──────── Source data

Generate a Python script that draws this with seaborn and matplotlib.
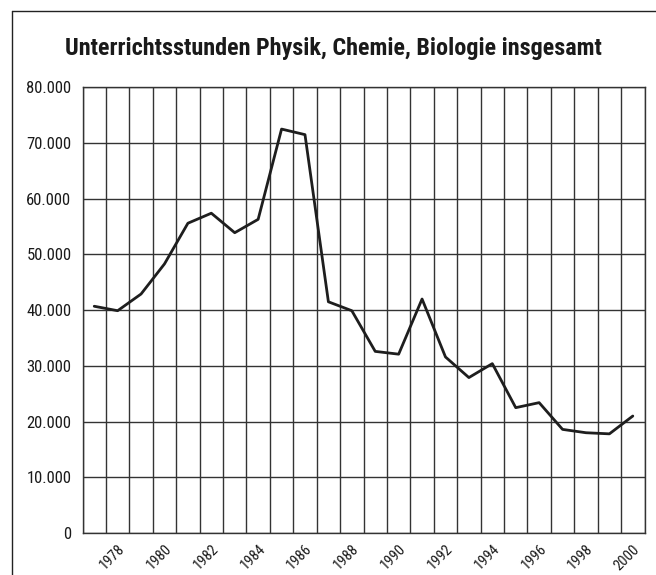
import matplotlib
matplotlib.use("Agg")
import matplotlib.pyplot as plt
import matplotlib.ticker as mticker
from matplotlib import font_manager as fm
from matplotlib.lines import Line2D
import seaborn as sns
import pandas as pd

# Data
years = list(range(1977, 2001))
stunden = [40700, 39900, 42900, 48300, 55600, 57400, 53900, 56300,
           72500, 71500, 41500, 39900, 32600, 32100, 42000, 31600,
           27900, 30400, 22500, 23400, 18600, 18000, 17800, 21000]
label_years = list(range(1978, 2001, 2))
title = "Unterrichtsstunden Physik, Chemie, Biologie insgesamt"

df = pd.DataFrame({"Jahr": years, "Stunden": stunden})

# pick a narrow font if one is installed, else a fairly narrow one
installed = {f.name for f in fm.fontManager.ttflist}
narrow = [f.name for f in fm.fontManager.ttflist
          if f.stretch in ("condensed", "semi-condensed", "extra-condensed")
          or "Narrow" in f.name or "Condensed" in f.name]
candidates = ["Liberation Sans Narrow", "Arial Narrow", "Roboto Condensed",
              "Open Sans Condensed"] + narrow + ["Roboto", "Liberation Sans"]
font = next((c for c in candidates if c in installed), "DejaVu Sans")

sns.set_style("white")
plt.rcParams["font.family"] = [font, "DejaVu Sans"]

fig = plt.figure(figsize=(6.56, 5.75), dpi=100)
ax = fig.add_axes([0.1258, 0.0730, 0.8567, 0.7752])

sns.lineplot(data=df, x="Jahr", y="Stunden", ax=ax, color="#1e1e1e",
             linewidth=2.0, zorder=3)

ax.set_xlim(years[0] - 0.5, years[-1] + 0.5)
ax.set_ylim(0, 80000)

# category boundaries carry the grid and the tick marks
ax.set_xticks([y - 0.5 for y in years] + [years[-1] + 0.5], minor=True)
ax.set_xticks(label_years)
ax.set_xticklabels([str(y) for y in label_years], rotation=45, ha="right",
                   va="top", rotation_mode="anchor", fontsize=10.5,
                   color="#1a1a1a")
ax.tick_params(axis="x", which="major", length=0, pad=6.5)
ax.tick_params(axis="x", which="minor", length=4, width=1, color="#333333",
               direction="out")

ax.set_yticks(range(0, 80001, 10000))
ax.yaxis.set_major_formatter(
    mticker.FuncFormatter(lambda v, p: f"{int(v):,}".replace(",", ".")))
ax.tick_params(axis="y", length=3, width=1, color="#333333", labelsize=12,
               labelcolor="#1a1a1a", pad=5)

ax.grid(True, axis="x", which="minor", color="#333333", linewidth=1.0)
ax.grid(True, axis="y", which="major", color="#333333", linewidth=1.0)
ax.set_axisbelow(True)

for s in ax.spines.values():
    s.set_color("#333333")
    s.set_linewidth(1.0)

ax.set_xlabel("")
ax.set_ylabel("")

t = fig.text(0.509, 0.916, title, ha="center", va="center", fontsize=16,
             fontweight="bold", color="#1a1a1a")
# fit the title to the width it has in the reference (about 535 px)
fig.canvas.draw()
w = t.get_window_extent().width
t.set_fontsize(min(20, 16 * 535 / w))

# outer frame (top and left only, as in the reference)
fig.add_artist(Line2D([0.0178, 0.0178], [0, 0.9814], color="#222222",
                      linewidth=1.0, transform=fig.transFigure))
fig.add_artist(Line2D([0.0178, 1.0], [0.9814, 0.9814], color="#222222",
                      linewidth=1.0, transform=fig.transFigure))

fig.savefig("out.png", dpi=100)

────────────────

To do: Copy out the data above exactly, except the pictures.

Solved problem:
Generate a Python script that draws this with seaborn and matplotlib.
import matplotlib
matplotlib.use("Agg")
import matplotlib.pyplot as plt
import matplotlib.ticker as mticker
from matplotlib import font_manager as fm
from matplotlib.lines import Line2D
import seaborn as sns
import pandas as pd

# Data
years = list(range(1977, 2001))
stunden = [40700, 39900, 42900, 48300, 55600, 57400, 53900, 56300,
           72500, 71500, 41500, 39900, 32600, 32100, 42000, 31600,
           27900, 30400, 22500, 23400, 18600, 18000, 17800, 21000]
label_years = list(range(1978, 2001, 2))
title = "Unterrichtsstunden Physik, Chemie, Biologie insgesamt"

df = pd.DataFrame({"Jahr": years, "Stunden": stunden})

# pick a narrow font if one is installed, else a fairly narrow one
installed = {f.name for f in fm.fontManager.ttflist}
narrow = [f.name for f in fm.fontManager.ttflist
          if f.stretch in ("condensed", "semi-condensed", "extra-condensed")
          or "Narrow" in f.name or "Condensed" in f.name]
candidates = ["Liberation Sans Narrow", "Arial Narrow", "Roboto Condensed",
              "Open Sans Condensed"] + narrow + ["Roboto", "Liberation Sans"]
font = next((c for c in candidates if c in installed), "DejaVu Sans")

sns.set_style("white")
plt.rcParams["font.family"] = [font, "DejaVu Sans"]

fig = plt.figure(figsize=(6.56, 5.75), dpi=100)
ax = fig.add_axes([0.1258, 0.0730, 0.8567, 0.7752])

sns.lineplot(data=df, x="Jahr", y="Stunden", ax=ax, color="#1e1e1e",
             linewidth=2.0, zorder=3)

ax.set_xlim(years[0] - 0.5, years[-1] + 0.5)
ax.set_ylim(0, 80000)

# category boundaries carry the grid and the tick marks
ax.set_xticks([y - 0.5 for y in years] + [years[-1] + 0.5], minor=True)
ax.set_xticks(label_years)
ax.set_xticklabels([str(y) for y in label_years], rotation=45, ha="right",
                   va="top", rotation_mode="anchor", fontsize=10.5,
                   color="#1a1a1a")
ax.tick_params(axis="x", which="major", length=0, pad=6.5)
ax.tick_params(axis="x", which="minor", length=4, width=1, color="#333333",
               direction="out")

ax.set_yticks(range(0, 80001, 10000))
ax.yaxis.set_major_formatter(
    mticker.FuncFormatter(lambda v, p: f"{int(v):,}".replace(",", ".")))
ax.tick_params(axis="y", length=3, width=1, color="#333333", labelsize=12,
               labelcolor="#1a1a1a", pad=5)

ax.grid(True, axis="x", which="minor", color="#333333", linewidth=1.0)
ax.grid(True, axis="y", which="major", color="#333333", linewidth=1.0)
ax.set_axisbelow(True)

for s in ax.spines.values():
    s.set_color("#333333")
    s.set_linewidth(1.0)

ax.set_xlabel("")
ax.set_ylabel("")

t = fig.text(0.509, 0.916, title, ha="center", va="center", fontsize=16,
             fontweight="bold", color="#1a1a1a")
# fit the title to the width it has in the reference (about 535 px)
fig.canvas.draw()
w = t.get_window_extent().width
t.set_fontsize(min(20, 16 * 535 / w))

# outer frame (top and left only, as in the reference)
fig.add_artist(Line2D([0.0178, 0.0178], [0, 0.9814], color="#222222",
                      linewidth=1.0, transform=fig.transFigure))
fig.add_artist(Line2D([0.0178, 1.0], [0.9814, 0.9814], color="#222222",
                      linewidth=1.0, transform=fig.transFigure))

fig.savefig("out.png", dpi=100)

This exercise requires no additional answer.